We do DP (Dynamic Programming) for \(\mathrm{DP}[i]=\) the expected value of the number of times the die is rolled to reach from Sqaure \(i\) to Square \(N\).

First, \(\mathrm{DP}[N]=0\).

Now we find \(\mathrm{DP}[i]\) for each \(i=N-1,N-2,\dots,1\).

If the die shows only a number between \(1\) and \(A_i\) with equal probability, then \(\mathrm{DP}[i]=\frac{\sum_{j=1}^{A_i} \mathrm{DP}[j]}{A_i} + 1\).

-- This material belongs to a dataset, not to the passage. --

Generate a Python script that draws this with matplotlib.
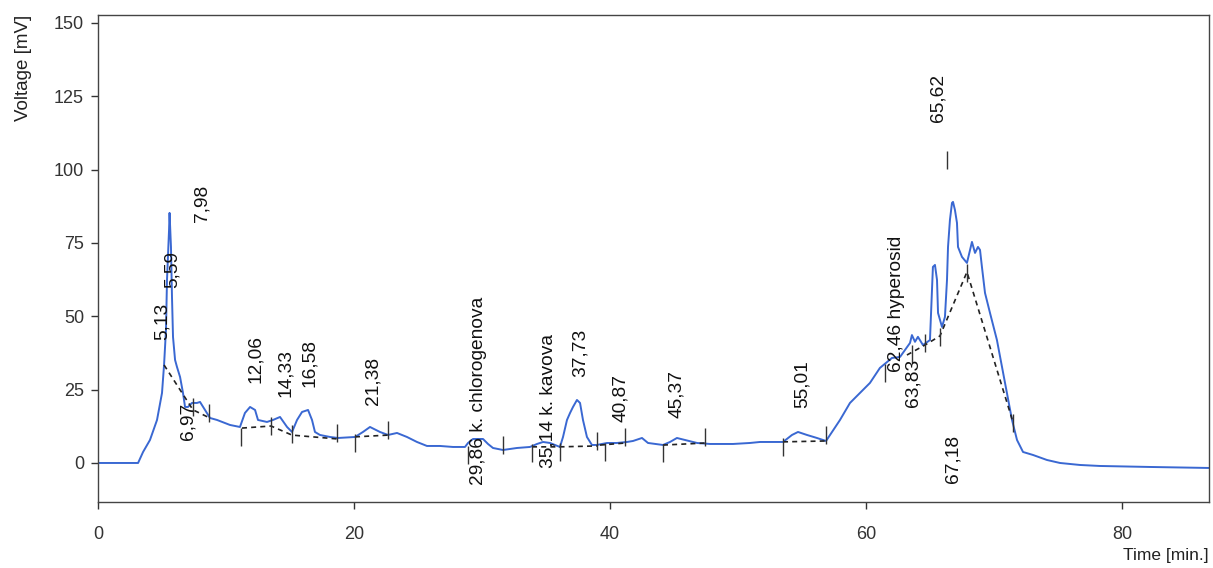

Considering this fact, we can see that \(\mathrm{DP}[i]=\frac{\sum_{j=1}^{A_i} \mathrm{DP}[j]}{A_i} + X + 1\), where \(X\) is the expected value of having \(0\) on a die when you are on Square \(i\).

Now we consider \(X\). It holds that \(X=\sum_{j=0}^{\infty} j \times \frac{A_i}{(A_i+1)^{j+1}}\).

Since \(\sum_{i=0}^{\infty} \frac{i}{x^i}=\frac{x}{(1-x)^2}\), it holds that \(\sum_{j=0}^{\infty} \frac{j}{(A_i+1)^j} = \frac{A_i+1}{A_i^2}\).

\(X=\left(\sum_{j=0}^{\infty} \frac{j}{(A_i+1)^j}\right) \times \frac{A_i}{A_i+1}\), so we have \(X=\frac{A_i+1}{A_i^2} \times \frac{A_i}{A_i+1} = \frac{1}{A_i}\).

Therefore, the problem can be solved in a total of about \(\mathrm{O}(N\log \bmod)\) time with cumulative sums or a Segment Tree.